Written task: Copy out every line in which the string "that" occurs.

Provided material:

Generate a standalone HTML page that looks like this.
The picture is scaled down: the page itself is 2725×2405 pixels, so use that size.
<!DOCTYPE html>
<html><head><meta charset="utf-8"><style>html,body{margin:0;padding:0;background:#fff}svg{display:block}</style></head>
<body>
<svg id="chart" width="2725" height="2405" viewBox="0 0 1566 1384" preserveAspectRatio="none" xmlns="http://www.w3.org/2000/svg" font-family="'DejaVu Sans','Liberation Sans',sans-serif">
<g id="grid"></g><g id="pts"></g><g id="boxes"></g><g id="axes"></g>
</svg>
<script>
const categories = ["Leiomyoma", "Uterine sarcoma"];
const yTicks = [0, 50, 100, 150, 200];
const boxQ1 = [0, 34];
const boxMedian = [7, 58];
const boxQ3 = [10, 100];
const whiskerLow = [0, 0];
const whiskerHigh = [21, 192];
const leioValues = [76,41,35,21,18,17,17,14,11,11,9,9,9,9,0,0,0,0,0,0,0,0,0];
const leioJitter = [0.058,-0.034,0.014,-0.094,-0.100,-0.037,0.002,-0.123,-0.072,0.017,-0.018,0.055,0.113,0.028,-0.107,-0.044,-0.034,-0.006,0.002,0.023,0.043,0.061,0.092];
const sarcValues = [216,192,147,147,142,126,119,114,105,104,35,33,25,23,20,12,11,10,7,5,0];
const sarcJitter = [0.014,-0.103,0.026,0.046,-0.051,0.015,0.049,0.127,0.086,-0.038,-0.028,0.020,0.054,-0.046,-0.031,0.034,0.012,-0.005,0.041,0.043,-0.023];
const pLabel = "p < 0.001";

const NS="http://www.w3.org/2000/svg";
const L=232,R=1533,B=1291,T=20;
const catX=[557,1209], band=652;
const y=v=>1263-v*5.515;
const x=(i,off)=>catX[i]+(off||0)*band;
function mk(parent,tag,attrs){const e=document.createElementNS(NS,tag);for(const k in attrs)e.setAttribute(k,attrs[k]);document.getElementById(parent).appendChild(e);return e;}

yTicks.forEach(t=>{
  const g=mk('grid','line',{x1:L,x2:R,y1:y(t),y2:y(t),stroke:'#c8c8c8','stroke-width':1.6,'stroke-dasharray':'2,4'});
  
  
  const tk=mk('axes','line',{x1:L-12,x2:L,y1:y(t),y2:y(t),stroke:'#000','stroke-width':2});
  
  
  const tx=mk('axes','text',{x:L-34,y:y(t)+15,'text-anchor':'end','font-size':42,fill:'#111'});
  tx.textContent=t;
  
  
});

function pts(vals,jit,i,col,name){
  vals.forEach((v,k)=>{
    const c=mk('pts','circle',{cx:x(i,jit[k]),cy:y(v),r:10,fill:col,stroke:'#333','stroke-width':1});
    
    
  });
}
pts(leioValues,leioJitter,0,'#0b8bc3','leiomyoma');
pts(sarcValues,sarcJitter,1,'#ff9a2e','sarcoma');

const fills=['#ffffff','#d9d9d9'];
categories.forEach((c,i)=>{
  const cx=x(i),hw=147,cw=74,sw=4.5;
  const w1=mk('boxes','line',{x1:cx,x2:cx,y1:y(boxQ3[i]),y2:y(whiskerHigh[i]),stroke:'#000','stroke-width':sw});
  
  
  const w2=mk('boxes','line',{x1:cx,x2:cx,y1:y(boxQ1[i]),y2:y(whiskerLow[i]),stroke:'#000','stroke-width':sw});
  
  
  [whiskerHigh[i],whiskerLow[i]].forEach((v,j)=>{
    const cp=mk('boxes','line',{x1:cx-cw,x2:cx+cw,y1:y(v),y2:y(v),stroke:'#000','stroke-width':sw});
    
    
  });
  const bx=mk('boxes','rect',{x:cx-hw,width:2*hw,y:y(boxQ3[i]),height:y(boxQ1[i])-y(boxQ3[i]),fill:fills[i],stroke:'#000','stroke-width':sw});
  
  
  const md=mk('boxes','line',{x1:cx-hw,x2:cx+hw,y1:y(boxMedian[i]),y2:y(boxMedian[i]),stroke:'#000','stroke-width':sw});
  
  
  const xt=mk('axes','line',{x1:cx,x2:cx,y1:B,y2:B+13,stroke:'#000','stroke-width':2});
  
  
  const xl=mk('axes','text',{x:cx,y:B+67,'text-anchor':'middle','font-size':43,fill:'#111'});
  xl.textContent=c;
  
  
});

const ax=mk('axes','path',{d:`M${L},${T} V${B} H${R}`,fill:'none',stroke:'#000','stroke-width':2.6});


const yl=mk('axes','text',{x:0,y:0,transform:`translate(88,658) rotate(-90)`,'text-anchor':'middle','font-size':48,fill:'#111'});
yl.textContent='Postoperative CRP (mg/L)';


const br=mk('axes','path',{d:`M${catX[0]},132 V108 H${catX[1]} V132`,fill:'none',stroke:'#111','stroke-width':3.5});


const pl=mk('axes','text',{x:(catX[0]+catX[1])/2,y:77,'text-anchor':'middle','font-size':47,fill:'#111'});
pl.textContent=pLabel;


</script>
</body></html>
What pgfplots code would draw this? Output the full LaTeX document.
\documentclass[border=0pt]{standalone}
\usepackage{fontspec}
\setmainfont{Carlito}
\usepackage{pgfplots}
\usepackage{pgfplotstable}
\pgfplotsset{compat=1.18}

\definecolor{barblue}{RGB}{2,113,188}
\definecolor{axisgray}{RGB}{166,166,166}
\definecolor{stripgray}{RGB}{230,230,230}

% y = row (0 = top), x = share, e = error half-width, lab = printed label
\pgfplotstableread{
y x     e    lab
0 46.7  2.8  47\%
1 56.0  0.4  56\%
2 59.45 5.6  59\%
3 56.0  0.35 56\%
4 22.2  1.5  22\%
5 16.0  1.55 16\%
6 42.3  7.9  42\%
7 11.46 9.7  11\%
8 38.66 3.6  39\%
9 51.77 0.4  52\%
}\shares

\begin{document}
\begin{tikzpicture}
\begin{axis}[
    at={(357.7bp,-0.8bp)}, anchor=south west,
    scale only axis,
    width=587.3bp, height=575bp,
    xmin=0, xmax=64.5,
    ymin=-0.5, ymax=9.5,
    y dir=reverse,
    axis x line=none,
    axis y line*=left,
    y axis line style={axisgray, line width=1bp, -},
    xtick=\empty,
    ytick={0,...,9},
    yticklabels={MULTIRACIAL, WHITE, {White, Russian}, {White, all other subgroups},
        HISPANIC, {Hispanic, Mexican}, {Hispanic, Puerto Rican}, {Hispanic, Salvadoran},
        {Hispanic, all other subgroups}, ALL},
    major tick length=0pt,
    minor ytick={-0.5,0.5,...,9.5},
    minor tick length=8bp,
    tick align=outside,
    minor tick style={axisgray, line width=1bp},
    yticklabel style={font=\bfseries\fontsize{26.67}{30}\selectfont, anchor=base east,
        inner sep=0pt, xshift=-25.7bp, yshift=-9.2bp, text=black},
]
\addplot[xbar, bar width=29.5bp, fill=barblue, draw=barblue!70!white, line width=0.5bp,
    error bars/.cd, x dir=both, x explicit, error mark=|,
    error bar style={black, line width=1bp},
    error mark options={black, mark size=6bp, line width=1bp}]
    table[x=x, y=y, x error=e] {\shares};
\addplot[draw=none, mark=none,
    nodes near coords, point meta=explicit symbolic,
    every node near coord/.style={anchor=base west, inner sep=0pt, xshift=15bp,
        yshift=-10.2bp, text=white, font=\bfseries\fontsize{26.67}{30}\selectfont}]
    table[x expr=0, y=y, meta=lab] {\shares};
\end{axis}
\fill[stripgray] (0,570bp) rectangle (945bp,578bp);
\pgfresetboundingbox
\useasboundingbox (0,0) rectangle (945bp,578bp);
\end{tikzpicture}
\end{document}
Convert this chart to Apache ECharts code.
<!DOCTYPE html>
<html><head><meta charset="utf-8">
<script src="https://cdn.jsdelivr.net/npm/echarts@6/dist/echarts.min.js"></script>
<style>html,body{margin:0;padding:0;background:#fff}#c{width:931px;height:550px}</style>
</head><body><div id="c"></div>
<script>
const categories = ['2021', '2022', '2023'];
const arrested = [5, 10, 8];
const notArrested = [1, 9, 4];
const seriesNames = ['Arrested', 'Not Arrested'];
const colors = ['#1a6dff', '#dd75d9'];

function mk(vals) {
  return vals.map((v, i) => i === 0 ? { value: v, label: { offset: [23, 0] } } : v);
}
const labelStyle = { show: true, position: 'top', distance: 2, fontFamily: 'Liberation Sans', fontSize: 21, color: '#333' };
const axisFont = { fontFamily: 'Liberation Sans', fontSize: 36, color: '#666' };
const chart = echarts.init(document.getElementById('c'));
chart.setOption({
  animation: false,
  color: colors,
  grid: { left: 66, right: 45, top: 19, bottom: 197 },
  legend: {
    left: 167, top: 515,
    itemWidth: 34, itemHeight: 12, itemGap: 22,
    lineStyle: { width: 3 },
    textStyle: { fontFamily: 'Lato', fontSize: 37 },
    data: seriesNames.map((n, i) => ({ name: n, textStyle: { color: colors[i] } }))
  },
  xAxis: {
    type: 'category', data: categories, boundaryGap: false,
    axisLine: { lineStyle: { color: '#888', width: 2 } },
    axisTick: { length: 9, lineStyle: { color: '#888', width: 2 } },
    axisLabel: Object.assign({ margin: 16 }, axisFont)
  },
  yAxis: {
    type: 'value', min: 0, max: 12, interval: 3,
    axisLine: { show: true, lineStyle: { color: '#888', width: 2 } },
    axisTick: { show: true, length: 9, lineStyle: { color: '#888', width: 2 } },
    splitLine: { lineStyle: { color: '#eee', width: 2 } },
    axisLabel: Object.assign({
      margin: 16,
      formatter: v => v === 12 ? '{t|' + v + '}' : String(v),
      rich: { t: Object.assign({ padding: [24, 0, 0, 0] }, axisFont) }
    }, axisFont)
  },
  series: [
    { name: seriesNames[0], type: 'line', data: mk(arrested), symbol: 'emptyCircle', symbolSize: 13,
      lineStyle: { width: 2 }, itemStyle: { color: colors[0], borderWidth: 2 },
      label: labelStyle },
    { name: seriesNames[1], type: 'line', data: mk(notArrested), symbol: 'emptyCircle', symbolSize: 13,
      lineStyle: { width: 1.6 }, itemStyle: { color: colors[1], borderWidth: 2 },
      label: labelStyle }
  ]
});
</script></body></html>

Output of the exercise:
Generate a standalone HTML page that looks like this.
The picture is scaled down: the page itself is 2725×2405 pixels, so use that size.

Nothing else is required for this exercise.